Start of Provided material
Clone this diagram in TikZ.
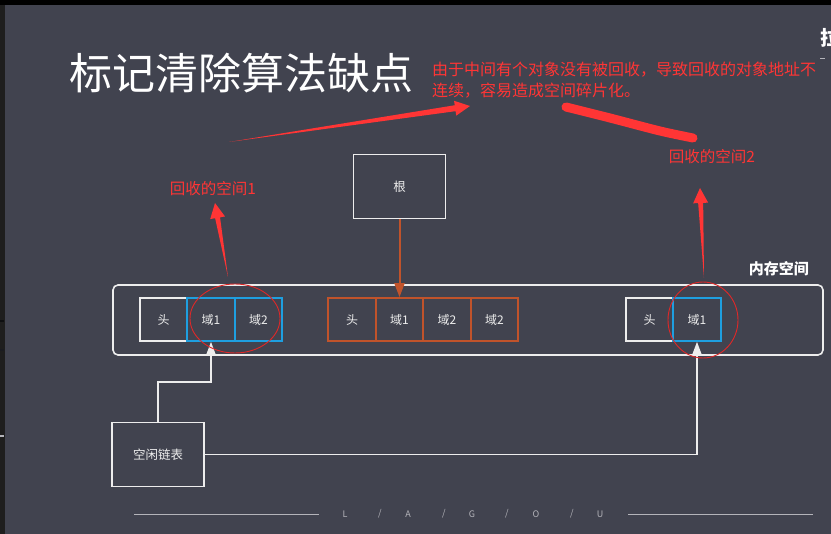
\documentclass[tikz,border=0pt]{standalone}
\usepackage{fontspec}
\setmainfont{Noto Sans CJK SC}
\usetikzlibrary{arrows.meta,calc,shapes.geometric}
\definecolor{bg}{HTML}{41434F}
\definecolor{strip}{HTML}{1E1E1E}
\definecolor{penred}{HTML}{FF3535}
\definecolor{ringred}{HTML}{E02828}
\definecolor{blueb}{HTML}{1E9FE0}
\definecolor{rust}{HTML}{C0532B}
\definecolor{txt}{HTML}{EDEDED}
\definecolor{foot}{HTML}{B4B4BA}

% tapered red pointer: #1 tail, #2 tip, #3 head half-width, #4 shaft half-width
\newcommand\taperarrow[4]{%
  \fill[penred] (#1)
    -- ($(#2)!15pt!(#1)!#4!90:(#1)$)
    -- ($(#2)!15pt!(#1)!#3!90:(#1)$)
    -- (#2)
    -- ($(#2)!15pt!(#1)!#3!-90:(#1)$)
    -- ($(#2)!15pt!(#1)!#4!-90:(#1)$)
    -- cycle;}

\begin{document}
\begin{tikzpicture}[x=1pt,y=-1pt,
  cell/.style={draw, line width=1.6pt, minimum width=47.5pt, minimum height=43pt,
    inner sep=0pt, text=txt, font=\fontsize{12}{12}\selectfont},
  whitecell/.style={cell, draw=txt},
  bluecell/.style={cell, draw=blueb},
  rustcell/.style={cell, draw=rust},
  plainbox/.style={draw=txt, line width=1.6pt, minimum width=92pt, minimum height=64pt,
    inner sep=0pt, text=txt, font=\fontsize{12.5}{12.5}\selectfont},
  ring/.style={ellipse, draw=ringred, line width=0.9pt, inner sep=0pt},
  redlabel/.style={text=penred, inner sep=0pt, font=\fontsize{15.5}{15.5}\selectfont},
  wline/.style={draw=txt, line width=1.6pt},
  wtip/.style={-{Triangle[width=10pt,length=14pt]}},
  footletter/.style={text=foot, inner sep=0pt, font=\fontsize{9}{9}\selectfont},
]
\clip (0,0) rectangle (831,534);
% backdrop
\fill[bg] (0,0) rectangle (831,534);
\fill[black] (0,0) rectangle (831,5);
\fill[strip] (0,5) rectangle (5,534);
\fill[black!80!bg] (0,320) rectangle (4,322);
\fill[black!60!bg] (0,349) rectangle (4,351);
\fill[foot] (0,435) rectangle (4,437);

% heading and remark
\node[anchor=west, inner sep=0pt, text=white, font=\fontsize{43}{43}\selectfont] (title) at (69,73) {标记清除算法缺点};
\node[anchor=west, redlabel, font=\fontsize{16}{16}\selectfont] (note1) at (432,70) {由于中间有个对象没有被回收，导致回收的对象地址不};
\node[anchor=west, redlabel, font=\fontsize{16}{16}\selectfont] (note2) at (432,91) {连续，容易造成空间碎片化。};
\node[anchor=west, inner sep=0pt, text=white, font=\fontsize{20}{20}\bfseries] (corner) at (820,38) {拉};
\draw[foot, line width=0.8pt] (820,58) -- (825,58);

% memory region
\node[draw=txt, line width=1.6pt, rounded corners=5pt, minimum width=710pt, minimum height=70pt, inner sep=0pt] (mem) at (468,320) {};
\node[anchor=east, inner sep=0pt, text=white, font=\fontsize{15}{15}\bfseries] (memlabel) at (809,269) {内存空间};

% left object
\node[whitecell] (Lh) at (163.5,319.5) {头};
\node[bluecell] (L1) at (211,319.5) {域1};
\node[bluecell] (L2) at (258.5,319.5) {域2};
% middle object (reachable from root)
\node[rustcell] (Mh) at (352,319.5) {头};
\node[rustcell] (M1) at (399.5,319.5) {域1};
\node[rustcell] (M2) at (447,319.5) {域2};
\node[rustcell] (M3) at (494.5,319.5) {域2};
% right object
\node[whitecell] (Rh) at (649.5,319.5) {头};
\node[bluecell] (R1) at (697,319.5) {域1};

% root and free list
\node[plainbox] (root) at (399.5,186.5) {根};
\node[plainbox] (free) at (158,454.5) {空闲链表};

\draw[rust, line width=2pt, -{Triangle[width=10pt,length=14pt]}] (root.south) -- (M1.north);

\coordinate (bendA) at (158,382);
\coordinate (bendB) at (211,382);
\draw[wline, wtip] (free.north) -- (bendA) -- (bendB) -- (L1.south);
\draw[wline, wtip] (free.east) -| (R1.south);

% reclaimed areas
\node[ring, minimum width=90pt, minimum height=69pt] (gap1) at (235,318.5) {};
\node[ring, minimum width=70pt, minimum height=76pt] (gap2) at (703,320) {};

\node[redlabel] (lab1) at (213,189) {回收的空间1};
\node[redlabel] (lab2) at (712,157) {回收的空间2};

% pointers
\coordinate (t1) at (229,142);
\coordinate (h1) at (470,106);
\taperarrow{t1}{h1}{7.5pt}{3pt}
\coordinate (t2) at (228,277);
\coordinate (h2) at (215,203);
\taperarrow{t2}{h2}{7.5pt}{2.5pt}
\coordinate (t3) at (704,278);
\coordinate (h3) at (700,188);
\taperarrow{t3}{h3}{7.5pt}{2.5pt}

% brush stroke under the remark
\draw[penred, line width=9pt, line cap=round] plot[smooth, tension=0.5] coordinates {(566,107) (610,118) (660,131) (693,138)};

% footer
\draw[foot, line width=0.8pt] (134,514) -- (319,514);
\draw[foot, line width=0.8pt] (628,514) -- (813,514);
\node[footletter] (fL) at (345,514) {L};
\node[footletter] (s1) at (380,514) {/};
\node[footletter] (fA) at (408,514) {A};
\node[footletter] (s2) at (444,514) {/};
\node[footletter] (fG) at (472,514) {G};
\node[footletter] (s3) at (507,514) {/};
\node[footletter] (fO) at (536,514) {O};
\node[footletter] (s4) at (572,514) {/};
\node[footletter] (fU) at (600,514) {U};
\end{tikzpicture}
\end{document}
End of Provided material
Task to complete
Leave the pictures out and reproduce exactly the lines from the top of the listing above through the line with "(0,435) rectangle (4,437);".

Response to the task
Clone this diagram in TikZ.
\documentclass[tikz,border=0pt]{standalone}
\usepackage{fontspec}
\setmainfont{Noto Sans CJK SC}
\usetikzlibrary{arrows.meta,calc,shapes.geometric}
\definecolor{bg}{HTML}{41434F}
\definecolor{strip}{HTML}{1E1E1E}
\definecolor{penred}{HTML}{FF3535}
\definecolor{ringred}{HTML}{E02828}
\definecolor{blueb}{HTML}{1E9FE0}
\definecolor{rust}{HTML}{C0532B}
\definecolor{txt}{HTML}{EDEDED}
\definecolor{foot}{HTML}{B4B4BA}

% tapered red pointer: #1 tail, #2 tip, #3 head half-width, #4 shaft half-width
\newcommand\taperarrow[4]{%
  \fill[penred] (#1)
    -- ($(#2)!15pt!(#1)!#4!90:(#1)$)
    -- ($(#2)!15pt!(#1)!#3!90:(#1)$)
    -- (#2)
    -- ($(#2)!15pt!(#1)!#3!-90:(#1)$)
    -- ($(#2)!15pt!(#1)!#4!-90:(#1)$)
    -- cycle;}

\begin{document}
\begin{tikzpicture}[x=1pt,y=-1pt,
  cell/.style={draw, line width=1.6pt, minimum width=47.5pt, minimum height=43pt,
    inner sep=0pt, text=txt, font=\fontsize{12}{12}\selectfont},
  whitecell/.style={cell, draw=txt},
  bluecell/.style={cell, draw=blueb},
  rustcell/.style={cell, draw=rust},
  plainbox/.style={draw=txt, line width=1.6pt, minimum width=92pt, minimum height=64pt,
    inner sep=0pt, text=txt, font=\fontsize{12.5}{12.5}\selectfont},
  ring/.style={ellipse, draw=ringred, line width=0.9pt, inner sep=0pt},
  redlabel/.style={text=penred, inner sep=0pt, font=\fontsize{15.5}{15.5}\selectfont},
  wline/.style={draw=txt, line width=1.6pt},
  wtip/.style={-{Triangle[width=10pt,length=14pt]}},
  footletter/.style={text=foot, inner sep=0pt, font=\fontsize{9}{9}\selectfont},
]
\clip (0,0) rectangle (831,534);
% backdrop
\fill[bg] (0,0) rectangle (831,534);
\fill[black] (0,0) rectangle (831,5);
\fill[strip] (0,5) rectangle (5,534);
\fill[black!80!bg] (0,320) rectangle (4,322);
\fill[black!60!bg] (0,349) rectangle (4,351);
\fill[foot] (0,435) rectangle (4,437);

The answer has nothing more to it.